Yeah, I wrote it when I was still living on the Coromandel Peninsula in Thames. There was this hill by my house, and in spring it would be covered with these tiny yellow and white flowers. And I always found that so wonderful and mythical. If my first album was about coming to terms with the end of things, maybe the EP is more about the wake afterwards. 


Liam  

That album, ‘let​’​s move to the seaside and never feel lonely again’, came out about two years ago. How do you think that your sound has evolved since that release, or at the very least, since you were writing the songs from ‘let's move to the seaside’?


Beth  

The first album was written and recorded almost entirely in my room, so it was a very organic approach. I felt very close to those songs and their evolution. I worked with Karl Steven to produce and re-record a couple of them, which was a really great experience. For the upcoming EP, a lot more has been done in the studio - a few songs were re-recorded, sometimes just portions, while tracks like ‘oh, isn’t it so beautiful this life’ and ‘corridor’, were live takes. I always want to be true to that vision that I have when I'm first making a demo of a song, but I don't want to hold myself back from experimenting in different ways and using what the studio can give you.


Liam  

It was recorded at Bigpop Studios based up here in Tāmaki Makaurau, and released through their new imprint Particle Recordings. What has it been like to switch from being entirely independent, both in recording and releasing, and now being on an indie label?


Beth  

It's really lovely to have that community element.

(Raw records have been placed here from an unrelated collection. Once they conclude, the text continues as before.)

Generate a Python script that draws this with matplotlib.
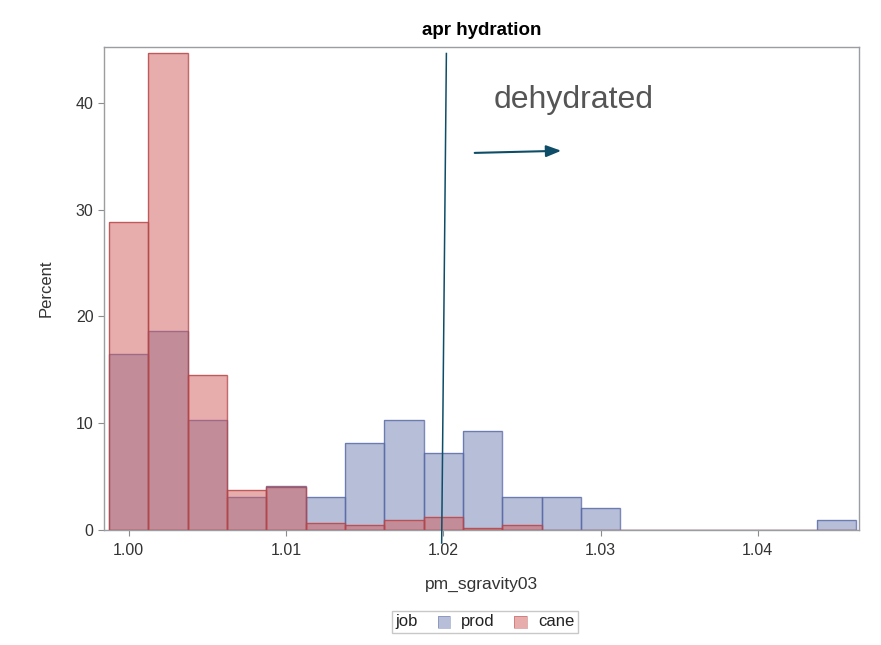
import matplotlib
matplotlib.use("Agg")
import matplotlib.pyplot as plt
from matplotlib.patches import Rectangle
from matplotlib.offsetbox import HPacker, TextArea, DrawingArea, AnchoredOffsetbox

plt.rcParams['font.family'] = ['Liberation Sans', 'DejaVu Sans']

# bin centres (width 0.0025) and percentages
bin_centers = [1.000, 1.0025, 1.005, 1.0075, 1.010, 1.0125, 1.015, 1.0175, 1.020,
               1.0225, 1.025, 1.0275, 1.030, 1.0325, 1.035, 1.0375, 1.040, 1.0425, 1.045]
bin_width = 0.0025
prod_pct = [16.5, 18.6, 10.3, 3.1, 4.1, 3.1, 8.2, 10.3, 7.2, 9.3, 3.1, 3.1, 2.1,
            0, 0, 0, 0, 0, 1.0]
cane_pct = [28.8, 44.6, 14.5, 3.75, 4.0, 0.7, 0.45, 0.95, 1.25, 0.22, 0.45, 0, 0,
            0, 0, 0, 0, 0, 0]

x_ticks = [1.00, 1.01, 1.02, 1.03, 1.04]
x_ticklabels = ['1.00', '1.01', '1.02', '1.03', '1.04']
y_ticks = [0, 10, 20, 30, 40]

prod_face = '#6F7EB3'
prod_edge = '#5a6aa6'
cane_face = '#D05B5B'
cane_edge = '#b84444'
note_color = '#0e4d68'

fig = plt.figure(figsize=(8.81, 6.45), dpi=100)
ax = fig.add_axes([0.118, 0.178, 0.857, 0.749])

ax.bar(bin_centers, prod_pct, width=bin_width, color=prod_face, alpha=0.5,
       edgecolor='none', zorder=2)
ax.bar(bin_centers, prod_pct, width=bin_width, facecolor='none',
       edgecolor=prod_edge, linewidth=1.0, alpha=0.8, zorder=2)
ax.bar(bin_centers, cane_pct, width=bin_width, color=cane_face, alpha=0.5,
       edgecolor='none', zorder=3)
ax.bar(bin_centers, cane_pct, width=bin_width, facecolor='none',
       edgecolor=cane_edge, linewidth=1.0, alpha=0.8, zorder=3)

ax.set_xlim(0.99843, 1.04643)
ax.set_ylim(0, 45.2)
ax.set_xticks(x_ticks)
ax.set_xticklabels(x_ticklabels)
ax.set_yticks(y_ticks)
ax.tick_params(axis='both', direction='out', length=4.5, width=0.8, color='#8c8c8c',
               labelsize=11.5, labelcolor='#333333')
ax.tick_params(axis='x', pad=5)
ax.tick_params(axis='y', pad=3)
for sp in ax.spines.values():
    sp.set_color('#9a9ea3')
    sp.set_linewidth(1.0)

ax.set_xlabel('pm_sgravity03', fontsize=12.5, color='#333333', labelpad=13)
ax.set_ylabel('Percent', fontsize=12, color='#333333', labelpad=16)
ax.set_title('apr hydration', fontsize=13.5, fontweight='bold', pad=9)

# annotations: cutoff line and arrow
ax.plot([1.0202, 1.0199], [44.6, -1.2], color=note_color, linewidth=1.1,
        clip_on=False, zorder=5)
ax.annotate('', xy=(1.0275, 35.5), xytext=(1.0220, 35.3),
            arrowprops=dict(arrowstyle='-|>,head_length=0.9,head_width=0.35',
                            color=note_color, lw=1.5, shrinkA=0, shrinkB=0))
ax.text(1.0232, 39.5, 'dehydrated', fontsize=23, color='#555555', ha='left',
        va='baseline')

# legend: "job" followed by swatches
def swatch(face, edge):
    da = DrawingArea(9, 9, 0, 0)
    da.add_artist(Rectangle((0, 0), 9, 9, facecolor=face, alpha=0.5,
                            edgecolor='none'))
    da.add_artist(Rectangle((0, 0), 9, 9, facecolor='none', edgecolor=edge,
                            linewidth=0.6, alpha=0.5))
    return da

txt = dict(fontsize=12, color='#222222')
items = [
    TextArea('job', textprops=txt),
    HPacker(children=[swatch(prod_face, prod_edge), TextArea('prod', textprops=txt)],
            align='center', pad=0, sep=8),
    HPacker(children=[swatch(cane_face, cane_edge), TextArea('cane', textprops=txt)],
            align='center', pad=0, sep=8),
]
box = HPacker(children=items, align='center', pad=0, sep=14)
anch = AnchoredOffsetbox(loc='center', child=box, pad=0.25, frameon=True,
                         bbox_to_anchor=(0.5505, 0.0357),
                         bbox_transform=fig.transFigure, borderpad=0)
anch.patch.set_edgecolor('#c8c8c8')
anch.patch.set_linewidth(1.0)
fig.add_artist(anch)

fig.savefig('out.png', dpi=100)
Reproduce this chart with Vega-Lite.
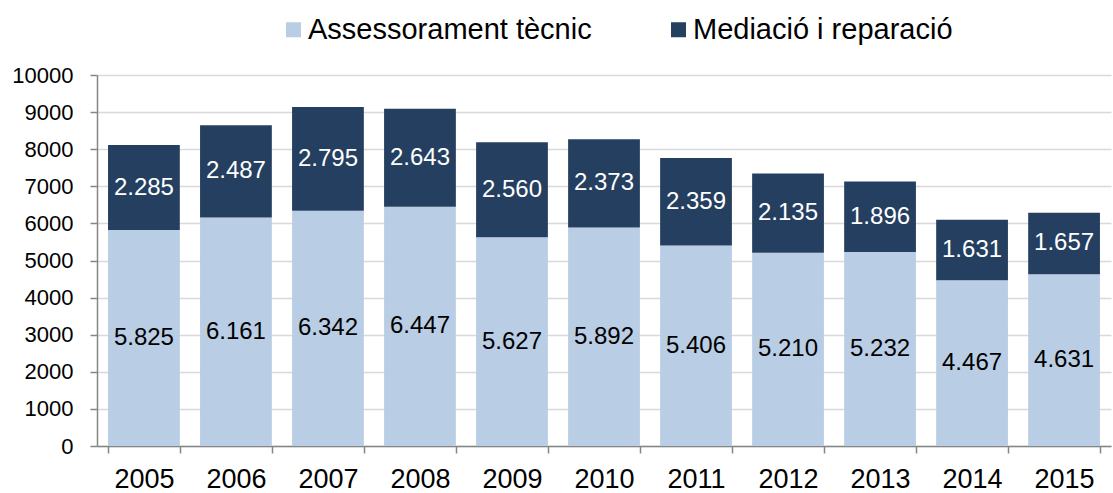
{
  "$schema": "https://vega.github.io/schema/vega-lite/v6.json",
  "width": 1014,
  "height": 371,
  "autosize": "none",
  "padding": {"left": 97, "top": 75, "right": 2, "bottom": 47},
  "background": "white",
  "config": {
    "font": "Liberation Sans",
    "view": {"stroke": null},
    "locale": {"number": {"decimal": ",", "thousands": ".", "grouping": [3], "currency": ["", " €"]}},
    "axisY": {
      "title": null,
      "values": [0, 1000, 2000, 3000, 4000, 5000, 6000, 7000, 8000, 9000, 10000],
      "format": "d",
      "labelOverlap": false,
      "labelFontSize": 22,
      "labelColor": "black",
      "labelPadding": 17,
      "domainColor": "#868686",
      "domainWidth": 1.5,
      "tickColor": "#868686",
      "tickWidth": 1.5,
      "tickSize": 7,
      "gridColor": "#D9D9D9",
      "gridWidth": 1.5
    }
  },
  "data": {
    "values": [
      {"year": "2005", "series": "Assessorament tècnic", "order": 1, "value": 5825},
      {"year": "2005", "series": "Mediació i reparació", "order": 2, "value": 2285},
      {"year": "2006", "series": "Assessorament tècnic", "order": 1, "value": 6161},
      {"year": "2006", "series": "Mediació i reparació", "order": 2, "value": 2487},
      {"year": "2007", "series": "Assessorament tècnic", "order": 1, "value": 6342},
      {"year": "2007", "series": "Mediació i reparació", "order": 2, "value": 2795},
      {"year": "2008", "series": "Assessorament tècnic", "order": 1, "value": 6447},
      {"year": "2008", "series": "Mediació i reparació", "order": 2, "value": 2643},
      {"year": "2009", "series": "Assessorament tècnic", "order": 1, "value": 5627},
      {"year": "2009", "series": "Mediació i reparació", "order": 2, "value": 2560},
      {"year": "2010", "series": "Assessorament tècnic", "order": 1, "value": 5892},
      {"year": "2010", "series": "Mediació i reparació", "order": 2, "value": 2373},
      {"year": "2011", "series": "Assessorament tècnic", "order": 1, "value": 5406},
      {"year": "2011", "series": "Mediació i reparació", "order": 2, "value": 2359},
      {"year": "2012", "series": "Assessorament tècnic", "order": 1, "value": 5210},
      {"year": "2012", "series": "Mediació i reparació", "order": 2, "value": 2135},
      {"year": "2013", "series": "Assessorament tècnic", "order": 1, "value": 5232},
      {"year": "2013", "series": "Mediació i reparació", "order": 2, "value": 1896},
      {"year": "2014", "series": "Assessorament tècnic", "order": 1, "value": 4467},
      {"year": "2014", "series": "Mediació i reparació", "order": 2, "value": 1631},
      {"year": "2015", "series": "Assessorament tècnic", "order": 1, "value": 4631},
      {"year": "2015", "series": "Mediació i reparació", "order": 2, "value": 1657}
    ]
  },
  "transform": [
    {"stack": "value", "groupby": ["year"], "sort": [{"field": "order", "order": "ascending"}], "as": ["y0", "y1"]},
    {"calculate": "(datum.y0 + datum.y1) / 2", "as": "mid"}
  ],
  "encoding": {
    "x": {
      "field": "year",
      "type": "ordinal",
      "scale": {"paddingInner": 0.22, "paddingOuter": 0.12},
      "axis": {
        "title": null,
        "labelAngle": 0,
        "labelFontSize": 27,
        "labelColor": "black",
        "labelPadding": 13,
        "domainColor": "#868686",
        "domainWidth": 1.5,
        "tickColor": "#868686",
        "tickWidth": 1.5,
        "tickSize": 7,
        "tickBand": "extent",
        "grid": false
      }
    }
  },
  "layer": [
    {
      "mark": {"type": "bar"},
      "encoding": {
        "y": {
          "field": "y0",
          "type": "quantitative",
          "scale": {"domain": [0, 10000]},
          "axis": {"title": null}
        },
        "y2": {"field": "y1"},
        "color": {
          "field": "series",
          "type": "nominal",
          "sort": ["Assessorament tècnic", "Mediació i reparació"],
          "scale": {"domain": ["Assessorament tècnic", "Mediació i reparació"], "range": ["#B9CDE5", "#243F60"]},
          "legend": {
            "title": null,
            "orient": "none",
            "direction": "horizontal",
            "legendX": 182,
            "legendY": -60,
            "padding": 0,
            "symbolType": "square",
            "symbolSize": 225,
            "symbolStrokeWidth": 0,
            "labelFontSize": 29,
            "labelColor": "black",
            "labelOffset": 0,
            "columnPadding": 72,
            "labelLimit": 500
          }
        }
      }
    },
    {
      "mark": {"type": "text", "fontSize": 24, "baseline": "middle", "align": "center"},
      "encoding": {
        "y": {"field": "mid", "type": "quantitative", "axis": {"title": null}},
        "text": {"field": "value", "type": "quantitative", "format": ",d"},
        "color": {
          "condition": {"test": "datum.series === 'Mediació i reparació'", "value": "white"},
          "value": "black"
        }
      }
    }
  ]
}
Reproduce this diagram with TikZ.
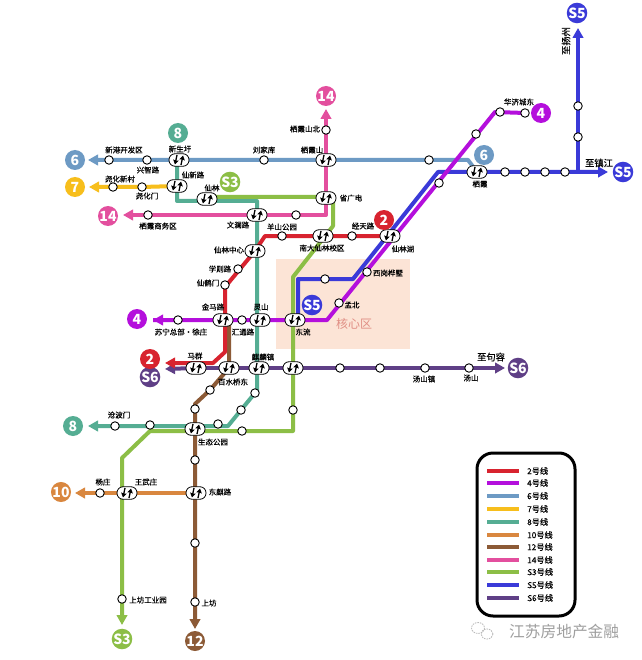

When you're putting things out independently, even though it's a great experience, it's just more difficult to run all of the admin and organization and stuff. Whereas working with the team at Bigpop, and Particle Recordings, there's just sort of that support system, and people you can bounce ideas off. It's just less of a solitary venture and more of a communal effort.


Liam  

A lot of these were written back when you were still in Thames - now you're back in the Helensville area of Tamaki Makaurau. How do you think the different environments that you've been in over the past few years have kind of influenced your songwriting? 


Beth  

Thames is a seaside town, so I was really connected to the ocean, the environment, the dark hills behind the town and stuff. It was all very formative for me. I think the landscape sort of just made its way into my songs, through a stream of consciousness. I think, coming back to Tāmaki Makaurau, the tone of my songs may have changed a little in that I'm making more guitar driven songs with the intention for more of a band sound. I think that the tracks on the EP carry the tone from the tracks on the album, but I have developed in the way that I play guitar and approach songwriting. I work a lot in open tunings now, like open D, so I think most of the songs on this release experiment in that realm. 


Liam  

Is there anyone else you’ve been working with on the EP?


Beth  

I've collaborated with Chris Riddell, who is the political cartoonist for The Observer and has worked with artists such as Neil Gaiman and Phoebe Bridgers. He has illustrated the cover for the EP, and done an illustration for each of the songs which is very cool. They emulate various fairy tale-like and gothic drawings that I feel perfectly embody the spirit and ethos of not only the EP, but just the music that I find myself making.